Rubbing your butt on the rug, I can see where it all started. 

Sorry couldn't help it, I made myself chuckle with that lol


----------



## Minerva_Minx (Oct 16, 2019)

....magic and mystery
Are part of their history,
Along with the secret of 58 other threads....


----------



## ElricStrot (Oct 16, 2019)

Minerva_Minx said:


> ....magic and mystery
> Are part of their history,
> Along with the secret of 58 other threads....


I know, I know, search bar first.  Lesson has been learned. Lol


----------



## Tenné (Oct 16, 2019)

Watched this show a lot when I was a kid. Don't remember anything about it now, though. :/


----------



## WXYZ (Oct 16, 2019)

Watching the intro nudged some faint memories, but I don't think it was a show that particularly stuck with me. Still, it does look nice.


----------



## Minerva_Minx (Oct 16, 2019)

ElricStrot said:


> I know, I know, search bar first.  Lesson has been learned. Lol


No, I randomly like making shite lyrics for songs I like.  Seriously.

Save yourself and don't look for them...


----------



## ElricStrot (Oct 16, 2019)

Minerva_Minx said:


> No, I randomly like making shite lyrics for songs I like.  Seriously.
> 
> Save yourself and don't look for them...


Haha I got a kick out of it and I may in the future just to at least make sure nothing was posted recently lol


----------



## Minerva_Minx (Oct 16, 2019)

Crashing and caring,
Voracious and blaring
Faithful and hopeful
With posts to share...

All through the forum
They hold back decorum
Trudging along
For a win that will be theirs!

LPW's theirs!
Crushing topics here and there and everywhere.
Ideas off the rails again and bleeding despair
Just leave LPW there....


----------



## Kit H. Ruppell (Oct 16, 2019)

Borophagus Monoclinous said:


> Yes.

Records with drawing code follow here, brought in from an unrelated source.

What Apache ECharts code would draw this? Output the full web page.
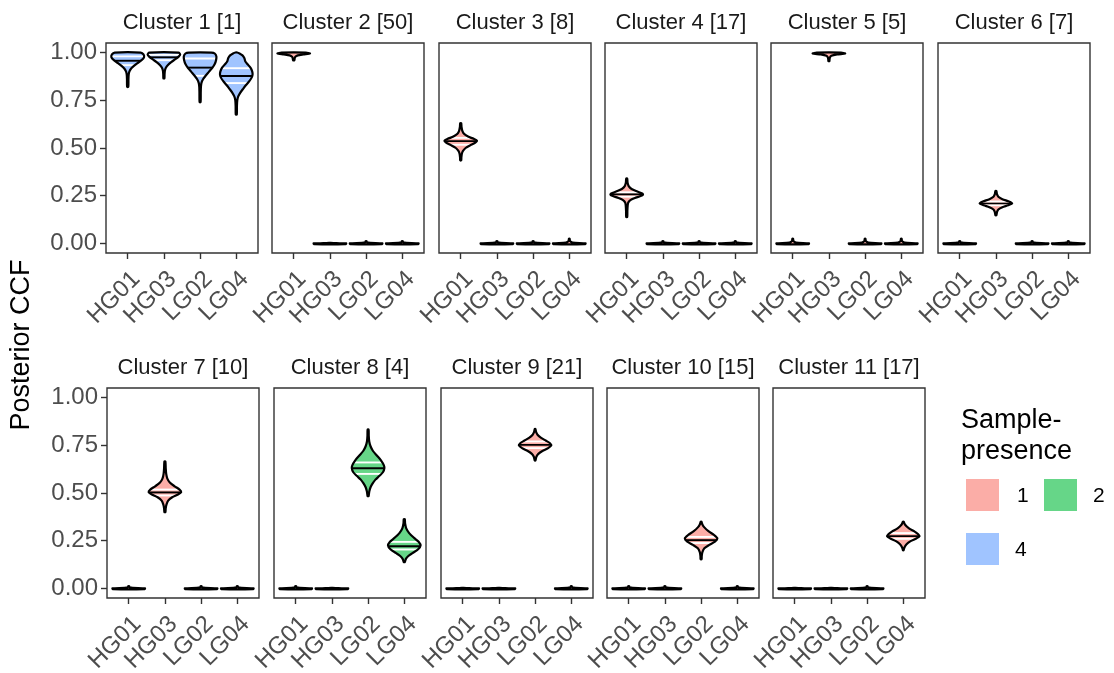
<!DOCTYPE html>
<html>
<head>
<meta charset="utf-8">
<script src="https://cdn.jsdelivr.net/npm/echarts@6/dist/echarts.min.js"></script>
<style>
  html, body { margin: 0; padding: 0; background: #fff; }
  #chart { width: 1114px; height: 673px; }
</style>
</head>
<body>
<div id="chart"></div>
<script>
// ---------------- DATA ----------------
const samples = ['HG01', 'HG03', 'LG02', 'LG04'];
const clusterLabels = ['Cluster 1 [1]', 'Cluster 2 [50]', 'Cluster 3 [8]', 'Cluster 4 [17]',
  'Cluster 5 [5]', 'Cluster 6 [7]', 'Cluster 7 [10]', 'Cluster 8 [4]', 'Cluster 9 [21]',
  'Cluster 10 [15]', 'Cluster 11 [17]'];
const samplePresence = [4, 1, 1, 1, 1, 1, 1, 2, 1, 1, 1];
const presenceLevels = [1, 2, 4];
const yTicks = [0, 0.25, 0.5, 0.75, 1];
const yTitle = 'Posterior CCF';
const legendTitle = ['Sample-', 'presence'];

// violin outlines: [CCF value, relative half-width], top to bottom
// quantiles: [q25, median, q75]
const flatNone = [[0.003, 0.05], [0.0015, 0.4], [0, 1], [-0.004, 0.95]];
const flatLow = [[0.012, 0.02], [0.006, 0.06], [0.003, 0.25], [0, 1], [-0.004, 0.95]];
const flatSpike = [[0.025, 0.02], [0.012, 0.05], [0.005, 0.2], [0, 1], [-0.004, 0.95]];

const cluster1 = [
  [[[1.0, 0.8], [0.99, 0.97], [0.975, 1.0], [0.96, 0.85], [0.945, 0.6], [0.93, 0.38], [0.915, 0.2], [0.9, 0.1], [0.885, 0.06], [0.86, 0.045], [0.82, 0.035]], [0.934, 0.957, 0.98]],
  [[[1.0, 0.9], [0.99, 1.0], [0.98, 0.92], [0.965, 0.7], [0.95, 0.45], [0.935, 0.25], [0.92, 0.12], [0.905, 0.06], [0.885, 0.04], [0.865, 0.03]], [0.96, 0.975, 0.988]],
  [[[1.0, 0.7], [0.995, 0.9], [0.98, 1.0], [0.96, 0.98], [0.94, 0.9], [0.92, 0.75], [0.9, 0.55], [0.88, 0.35], [0.86, 0.18], [0.84, 0.08], [0.82, 0.05], [0.79, 0.04], [0.74, 0.03]], [0.878, 0.921, 0.969]],
  [[[1.0, 0.05], [0.995, 0.2], [0.985, 0.38], [0.97, 0.5], [0.955, 0.55], [0.94, 0.68], [0.92, 0.88], [0.9, 0.98], [0.885, 1.0], [0.87, 0.95], [0.85, 0.8], [0.83, 0.6], [0.81, 0.42], [0.79, 0.25], [0.77, 0.12], [0.75, 0.06], [0.72, 0.04], [0.675, 0.03]], [0.84, 0.877, 0.918]]
];
const cluster2 = [
  [[[1.0, 0.75], [0.995, 1.0], [0.99, 0.6], [0.985, 0.25], [0.978, 0.1], [0.97, 0.06], [0.96, 0.04]], null],
  [flatNone, null], [flatLow, null], [flatLow, null]
];
const cluster3 = [
  [[[0.63, 0.03], [0.61, 0.05], [0.59, 0.1], [0.575, 0.2], [0.56, 0.45], [0.548, 0.8], [0.538, 1.0], [0.528, 0.9], [0.515, 0.6], [0.5, 0.3], [0.485, 0.14], [0.47, 0.07], [0.45, 0.04], [0.435, 0.03]], [0.517, 0.536, 0.553]],
  [flatLow, null], [flatLow, null], [flatSpike, null]
];
const cluster4 = [
  [[[0.34, 0.03], [0.32, 0.05], [0.3, 0.12], [0.285, 0.3], [0.272, 0.65], [0.262, 0.95], [0.256, 1.0], [0.248, 0.85], [0.238, 0.5], [0.228, 0.25], [0.215, 0.1], [0.2, 0.06], [0.17, 0.04], [0.138, 0.03]], [0.245, 0.258, 0.268]],
  [flatLow, null], [flatLow, null], [flatLow, null]
];
const cluster5 = [
  [flatSpike, null],
  [[[1.0, 0.75], [0.995, 1.0], [0.99, 0.5], [0.983, 0.15], [0.975, 0.07], [0.965, 0.04], [0.955, 0.03]], null],
  [flatSpike, null], [flatSpike, null]
];
const cluster6 = [
  [flatLow, null],
  [[[0.275, 0.03], [0.26, 0.06], [0.245, 0.15], [0.232, 0.4], [0.22, 0.8], [0.21, 1.0], [0.2, 0.75], [0.19, 0.4], [0.178, 0.15], [0.165, 0.07], [0.148, 0.03]], [0.2, 0.21, 0.22]],
  [flatLow, null], [flatLow, null]
];
const cluster7 = [
  [flatLow, null],
  [[[0.665, 0.03], [0.63, 0.05], [0.6, 0.08], [0.575, 0.15], [0.555, 0.3], [0.535, 0.6], [0.518, 0.9], [0.505, 1.0], [0.492, 0.8], [0.478, 0.45], [0.46, 0.2], [0.44, 0.1], [0.42, 0.05], [0.4, 0.03]], [0.487, 0.503, 0.518]],
  [flatLow, null], [flatLow, null]
];
const cluster8 = [
  [flatLow, null], [flatNone, null],
  [[[0.832, 0.03], [0.8, 0.04], [0.77, 0.07], [0.745, 0.15], [0.72, 0.3], [0.695, 0.55], [0.67, 0.8], [0.645, 0.97], [0.63, 1.0], [0.61, 0.92], [0.59, 0.7], [0.57, 0.45], [0.55, 0.28], [0.53, 0.15], [0.51, 0.08], [0.495, 0.05], [0.484, 0.03]], [0.6, 0.63, 0.66]],
  [[[0.363, 0.03], [0.34, 0.05], [0.315, 0.12], [0.29, 0.3], [0.265, 0.6], [0.245, 0.88], [0.225, 1.0], [0.205, 0.85], [0.185, 0.5], [0.17, 0.25], [0.155, 0.1], [0.138, 0.03]], [0.204, 0.221, 0.244]]
];
const cluster9 = [
  [flatNone, null], [flatNone, null],
  [[[0.835, 0.02], [0.82, 0.06], [0.805, 0.15], [0.79, 0.35], [0.775, 0.65], [0.762, 0.9], [0.75, 1.0], [0.735, 0.8], [0.72, 0.45], [0.705, 0.2], [0.69, 0.08], [0.67, 0.02]], [0.735, 0.752, 0.77]],
  [flatLow, null]
];
const cluster10 = [
  [flatLow, null], [flatLow, null],
  [[[0.35, 0.02], [0.335, 0.08], [0.32, 0.2], [0.3, 0.45], [0.28, 0.8], [0.262, 1.0], [0.245, 0.85], [0.228, 0.5], [0.21, 0.2], [0.19, 0.08], [0.17, 0.04], [0.153, 0.03]], [0.238, 0.253, 0.27]],
  [flatLow, null]
];
const cluster11 = [
  [flatNone, null], [flatNone, null], [flatLow, null],
  [[[0.35, 0.02], [0.335, 0.1], [0.315, 0.35], [0.298, 0.7], [0.285, 0.9], [0.274, 1.0], [0.262, 0.8], [0.248, 0.45], [0.232, 0.2], [0.215, 0.07], [0.2, 0.02]], [0.26, 0.274, 0.29]]
];
const clusters = [cluster1, cluster2, cluster3, cluster4, cluster5, cluster6, cluster7, cluster8, cluster9, cluster10, cluster11];

// ---------------- STYLE / LAYOUT ----------------
const presenceColors = { 1: '#FBADA7', 2: '#66D688', 4: '#A0C4FF' };
const FONT = '"Liberation Sans", Arial, Helvetica, sans-serif';
const panelW = 152, panelH = 210;
const panelPos = [
  [106, 43], [272, 43], [439, 43], [605, 43], [771, 43], [938, 43],
  [107, 388], [274, 388], [441, 388], [607, 388], [773, 388]
];

function widthAt(prof, y) {
  for (let i = 0; i < prof.length - 1; i++) {
    const a = prof[i], b = prof[i + 1];
    if (y <= a[0] && y >= b[0]) {
      const t = (a[0] - y) / (a[0] - b[0]);
      return a[1] + (b[1] - a[1]) * t;
    }
  }
  return 0;
}

function makeRender(violins, color) {
  return function (params, api) {
    const xv = api.value(0);
    const v = violins[api.value(1)];
    const prof = v[0];
    const half = api.size([0.45, 0])[0];
    const cx = api.coord([xv, 0])[0];
    const right = prof.map(p => [cx + p[1] * half, api.coord([xv, p[0]])[1]]);
    const left = prof.slice().reverse().map(p => [cx - p[1] * half, api.coord([xv, p[0]])[1]]);
    const pts = right.concat(left);
    const children = [{
      type: 'polygon', shape: { points: pts, smooth: 0.25 },
      style: { fill: color, stroke: null }
    }];
    if (v[1]) {
      v[1].forEach((q, k) => {
        const w = widthAt(prof, q) * half;
        const yy = api.coord([xv, q])[1];
        children.push({
          type: 'line', shape: { x1: cx - w, y1: yy, x2: cx + w, y2: yy },
          style: { stroke: k === 1 ? '#000000' : '#FFFFFF', lineWidth: 1.9 }
        });
      });
    }
    children.push({
      type: 'polygon', shape: { points: pts, smooth: 0.25 },
      style: { fill: null, stroke: '#000000', lineWidth: 2.2, lineJoin: 'round' }
    });
    return { type: 'group', children: children };
  };
}

const grids = [], xAxes = [], yAxes = [], series = [], graphics = [];
clusters.forEach((cl, i) => {
  const [l, t] = panelPos[i];
  const firstCol = (i === 0 || i === 6);
  grids.push({ left: l, top: t, width: panelW, height: panelH, show: true,
    containLabel: false, outerBoundsMode: 'none',
    borderColor: '#333333', borderWidth: 1.4, backgroundColor: 'transparent' });
  xAxes.push({
    type: 'value', gridIndex: i, min: 0.4, max: 4.6, position: 'bottom',
    axisLine: { show: false, onZero: false }, splitLine: { show: false },
    axisTick: { show: true, customValues: [1, 2, 3, 4], length: 6, lineStyle: { color: '#333333', width: 1.4 } },
    axisLabel: { show: true, customValues: [1, 2, 3, 4], rotate: 45, margin: 14,
      align: 'right', verticalAlign: 'top',
      formatter: v => samples[Math.round(v) - 1], color: '#4D4D4D', fontSize: 24, fontFamily: FONT }
  });
  yAxes.push({
    type: 'value', gridIndex: i, min: -0.05, max: 1.05, position: 'left',
    axisLine: { show: false, onZero: false }, splitLine: { show: false },
    axisTick: { show: firstCol, customValues: yTicks, length: 6, lineStyle: { color: '#333333', width: 1.4 } },
    axisLabel: { show: firstCol, customValues: yTicks, margin: 9,
      formatter: v => v.toFixed(2), color: '#4D4D4D', fontSize: 24, fontFamily: FONT }
  });
  series.push({
    type: 'custom', xAxisIndex: i, yAxisIndex: i,
    renderItem: makeRender(cl, presenceColors[samplePresence[i]]),
    data: samples.map((s, k) => [k + 1, k]),
    silent: true, animation: false
  });
  graphics.push({
    type: 'text', x: l + panelW / 2, y: t - 20,
    style: { text: clusterLabels[i], fill: '#1A1A1A', font: '22px ' + FONT, textAlign: 'center', textVerticalAlign: 'middle' }
  });
});

// y title
graphics.push({
  type: 'text', x: 22, y: 345, rotation: Math.PI / 2,
  style: { text: yTitle, fill: '#000000', font: '27px ' + FONT, textAlign: 'center', textVerticalAlign: 'middle' }
});
// legend
graphics.push({ type: 'text', x: 961, y: 421, style: { text: legendTitle[0], fill: '#000', font: '27px ' + FONT, textAlign: 'left', textVerticalAlign: 'middle' } });
graphics.push({ type: 'text', x: 961, y: 452, style: { text: legendTitle[1], fill: '#000', font: '27px ' + FONT, textAlign: 'left', textVerticalAlign: 'middle' } });
const legendSlots = [[966, 479, 1017], [1044, 479, 1093], [966, 533, 1015]];
presenceLevels.forEach((lv, k) => {
  const [sx, sy, tx] = legendSlots[k];
  graphics.push({ type: 'rect', shape: { x: sx, y: sy, width: 33, height: 32 }, style: { fill: presenceColors[lv] } });
  graphics.push({ type: 'text', x: tx, y: sy + 17, style: { text: String(lv), fill: '#000', font: '21px ' + FONT, textAlign: 'left', textVerticalAlign: 'middle' } });
});

const chart = echarts.init(document.getElementById('chart'), null, { renderer: 'canvas' });
chart.setOption({
  backgroundColor: '#ffffff',
  animation: false,
  grid: grids, xAxis: xAxes, yAxis: yAxes, series: series,
  graphic: graphics
});
</script>
</body>
</html>
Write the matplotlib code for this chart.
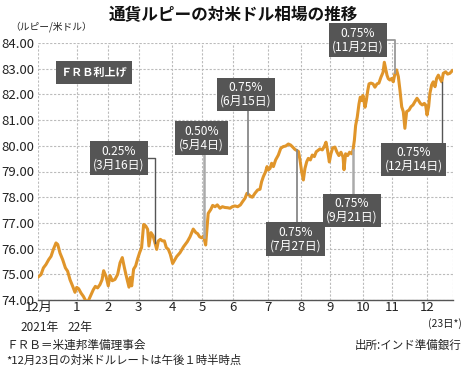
import numpy as np
import matplotlib.pyplot as plt

plt.rcParams['font.family'] = ['Noto Sans CJK JP', 'DejaVu Sans']

# trading days counted from 2021-12-01 / rupees per US dollar
day = [0, 1.7, 3.2, 4.8, 6.5, 8, 9.4, 11.1, 12.2, 13.6, 15.3, 17, 18.4, 19.9, 21.6,
       23, 24.1, 25.3, 26.8, 28.3, 29.9, 31.4, 33.1, 34.5, 35.8, 37.2, 38.7, 40, 41,
       42.5, 43.9, 45, 46.4, 48.1, 49.8, 51.3, 52.7, 54, 55.4, 56.9, 57.7, 58.6, 59.8,
       61.1, 62.3, 63.6, 64.8, 66.1, 67.4, 68.6, 69.4, 70.7, 72, 74.3, 75.3, 76.6,
       77.8, 79.1, 80.3, 81.6, 82.8, 84.3, 86.8, 88.9, 91.1, 93.5, 95.2, 97.2, 98.9,
       100, 101.2, 102.5, 103.7, 105, 106.6, 108.2, 109.4, 110.9, 112.3, 114, 115.5,
       117.1, 118.8, 120.3, 121.7, 123.4, 125.1, 126.8, 128.2, 129.7, 130.9, 132.2,
       133.3, 134.3, 135.9, 137.6, 139.1, 140.1, 141.2, 142.6, 143.5, 144.3, 145.4,
       146.4, 147.5, 148.9, 150.6, 152.1, 153.7, 155.2, 156.9, 158.3, 159.8, 161,
       162.3, 163.2, 164.2, 165.2, 166.3, 167.3, 168.4, 169.4, 170.7, 171.9, 173.2,
       174.4, 175.5, 176.7, 178.2, 179.4, 180.5, 181.5, 182.6, 183.6, 184.7, 186.1,
       187.4, 188.6, 189.9, 191.2, 191.8, 192.8, 194.1, 195.3, 196.6, 197.4, 198.3,
       199.1, 200.1, 201.2, 202, 202.9, 203.7, 205, 205.8, 206.7, 207.5, 208.7, 210,
       211.2, 212.5, 213.7, 215, 216.3, 217.1, 217.9, 218.8, 219.6, 220.6, 221.7,
       222.7, 223.8, 224.8, 225.9, 226.9, 228, 229, 230, 231.1, 232.6, 233.8, 235.1,
       236.3, 237.6, 238.4, 239.7, 240.9, 242.2, 243, 243.9, 244.9, 245.7, 246.8,
       247.8, 248.9, 249.9, 251, 252, 253.1, 254.1, 255.6, 256.8, 258.2, 259.7]
rate = [74.90, 74.99, 75.25, 75.38, 75.57, 75.70, 75.96, 76.22, 76.16, 75.83, 75.57,
        75.25, 75.12, 74.79, 74.53, 74.30, 74.49, 74.44, 74.27, 74.14, 73.95, 73.97,
        74.21, 74.40, 74.53, 74.47, 74.60, 74.79, 75.14, 74.92, 74.55, 74.95, 74.75,
        74.80, 75.00, 75.45, 75.65, 75.26, 74.88, 74.50, 74.88, 74.55, 75.20, 75.33,
        75.60, 75.85, 76.04, 76.94, 76.88, 76.75, 76.10, 76.62, 76.50, 75.97, 76.30,
        76.36, 76.30, 76.30, 76.04, 75.97, 75.78, 75.42, 75.69, 75.84, 76.07, 76.27,
        76.46, 76.76, 76.62, 76.58, 76.46, 76.42, 76.49, 76.14, 77.37, 77.52, 77.68,
        77.63, 77.70, 77.57, 77.63, 77.60, 77.59, 77.57, 77.63, 77.66, 77.63, 77.70,
        77.83, 77.96, 78.15, 78.09, 78.02, 78.00, 78.15, 78.28, 78.31, 78.60, 78.80,
        78.99, 79.19, 79.06, 79.12, 79.32, 79.19, 79.45, 79.64, 79.90, 79.97, 79.99,
        80.07, 80.03, 79.94, 79.86, 79.81, 79.78, 79.45, 79.00, 78.67, 79.12, 79.38,
        79.51, 79.45, 79.64, 79.58, 79.77, 79.82, 79.88, 79.84, 79.97, 80.14, 79.82,
        79.37, 79.69, 79.92, 79.95, 79.75, 79.62, 79.75, 79.56, 79.07, 79.69, 79.62,
        79.75, 79.69, 79.82, 80.21, 80.79, 81.11, 81.63, 81.89, 81.76, 81.96, 81.50,
        81.76, 82.15, 82.41, 82.44, 82.41, 82.28, 82.41, 82.44, 82.67, 82.86, 83.25,
        83.00, 82.74, 82.61, 82.56, 82.62, 82.49, 82.82, 82.95, 82.69, 82.17, 81.52,
        81.33, 80.68, 81.33, 81.39, 81.52, 81.59, 81.72, 81.85, 81.78, 81.65, 81.59,
        81.65, 81.59, 81.20, 81.52, 82.04, 82.37, 82.49, 82.30, 82.62, 82.75, 82.62,
        82.49, 82.82, 82.88, 82.79, 82.82, 82.92]

month_pos = [0, 24, 44, 63, 84, 103, 122, 144, 165, 183, 204, 222, 244]
month_lbl = ['12月', '1', '2', '3', '4', '5', '6', '7', '8', '9', '10', '11', '12']
y_ticks = [74, 75, 76, 77, 78, 79, 80, 81, 82, 83, 84]

# FRB rate hikes
hike_size = ['0.25%', '0.50%', '0.75%', '0.75%', '0.75%', '0.75%', '0.75%']
hike_date = ['3月16日', '5月4日', '6月15日', '7月27日', '9月21日', '11月2日', '12月14日']
hike_day = [73.2, 103.8, 131.7, 162.1, 197.4, 223.8, 253.1]

W, H = 465, 367
fig = plt.figure(figsize=(W / 100, H / 100), dpi=100)
ax = fig.add_axes([38.3 / W, 1 - 300 / H, (452.7 - 38.3) / W, 257 / H])

ax.plot(day, rate, color='#e0952a', lw=2.2, solid_joinstyle='round', zorder=3)

ax.set_xlim(0, 260)
ax.set_ylim(74, 84)
ax.set_yticks(y_ticks, ['%.2f' % v for v in y_ticks])
ax.set_xticks(month_pos, month_lbl)
ax.tick_params(axis='y', length=0, pad=3, labelsize=9.5, labelcolor='#222222')
ax.tick_params(axis='x', length=0, pad=1, labelsize=9.5, labelcolor='#222222')
ax.grid(True, color='#bbbbbb', lw=0.8, ls=(0, (2, 1.5)))
ax.axvline(260, color='#bbbbbb', lw=0.8, ls=(0, (2, 1.5)))
for s in ['top', 'right', 'left']:
    ax.spines[s].set_visible(False)
ax.spines['bottom'].set_color('#555555')
ax.spines['bottom'].set_linewidth(1.0)

# boxes (layout) and connectors to the line
box_x = [50.6, 102.4, 130.3, 161.2, 196.8, 200.6, 235.4]
box_y = [79.53, 80.30, 82.0, 76.37, 77.48, 84.12, 79.47]
conn_col = ['#555555', '#aaaaaa', '#888888', '#888888', '#aaaaaa', '#999999', '#555555']
conn_lw = [1.0, 1.8, 1.3, 1.3, 1.8, 1.3, 1.0]
for i in range(len(hike_day)):
    yl = np.interp(hike_day[i], day, rate)
    ax.plot([box_x[i], hike_day[i], hike_day[i]], [box_y[i], box_y[i], yl],
            color=conn_col[i], lw=conn_lw[i], zorder=4, clip_on=False)
    ax.text(box_x[i], box_y[i], hike_size[i] + '\n(' + hike_date[i] + ')',
            ha='center', va='center', fontsize=8.6, color='white', linespacing=1.05,
            bbox=dict(boxstyle='square,pad=0.3', fc='#555555', ec='none'),
            zorder=5, clip_on=False)

ax.text(34.9, 82.87, 'ＦＲＢ利上げ', ha='center', va='center', fontsize=8,
        color='white', fontweight='bold',
        bbox=dict(boxstyle='square,pad=0.45', fc='#555555', ec='none'), zorder=5)

# titles and notes
fig.text(233.5 / W, 1 - 15 / H, '通貨ルピーの対米ドル相場の推移', ha='center', va='center',
         fontsize=12, fontweight='bold', color='#111111')
fig.text(10 / W, 1 - 27 / H, '（ルピー/米ドル）', ha='left', va='center', fontsize=7,
         color='#222222')
fig.text(40 / W, 1 - 327.7 / H, '2021年', ha='center', va='center', fontsize=8.5,
         color='#222222')
fig.text(80 / W, 1 - 327.7 / H, '22年', ha='center', va='center', fontsize=8.5,
         color='#222222')
fig.text(461.7 / W, 1 - 324 / H, '(23日*)', ha='right', va='center', fontsize=7.5,
         color='#222222')
fig.text(6 / W, 1 - 345 / H, 'ＦＲＢ＝米連邦準備理事会', ha='left', va='center',
         fontsize=8.4, color='#222222')
fig.text(461.7 / W, 1 - 345 / H, '出所:インド準備銀行', ha='right', va='center',
         fontsize=8.3, color='#222222')
fig.text(6 / W, 1 - 360 / H, '*12月23日の対米ドルレートは午後１時半時点', ha='left',
         va='center', fontsize=8.2, color='#222222')

fig.savefig('out.png', dpi=100)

I always wanted to drink gummi juice and bounce around on my butt.


We made it with vodka once. It didn't make our butts bounce, just burn.


----------



## Trevorbluesquirrel (Nov 19, 2019)

Some of the obscurity might be because it was a 90's Disney cartoon show that never got a video game adaption!

Chip N Dale Rescue Rangers, Darkwing Duck, Ducktales, Gargoyles, Goof Troop, Mighty Ducks, all got games!

And really, you have 8 characters you could use in a game, 6 bears, 2 humans, so lots of ways it could have been made! 

Woulda been awesome!


----------



## Toby_Morpheus (Nov 19, 2019)

I remember Gummi Bears but they weren't my thing.


----------



## Skittles (Nov 19, 2019)

Gummi Bears <3


----------



## Marius Merganser (Nov 19, 2019)

I remember it.  Loved the Disney Afternoon.


----------



## David Drake (Nov 28, 2019)

I remember this one too. Fun fact: the creator also went on to create two of my favorite animated shows of all time: "Gargoyles" and "The Spectacular Spider-Man".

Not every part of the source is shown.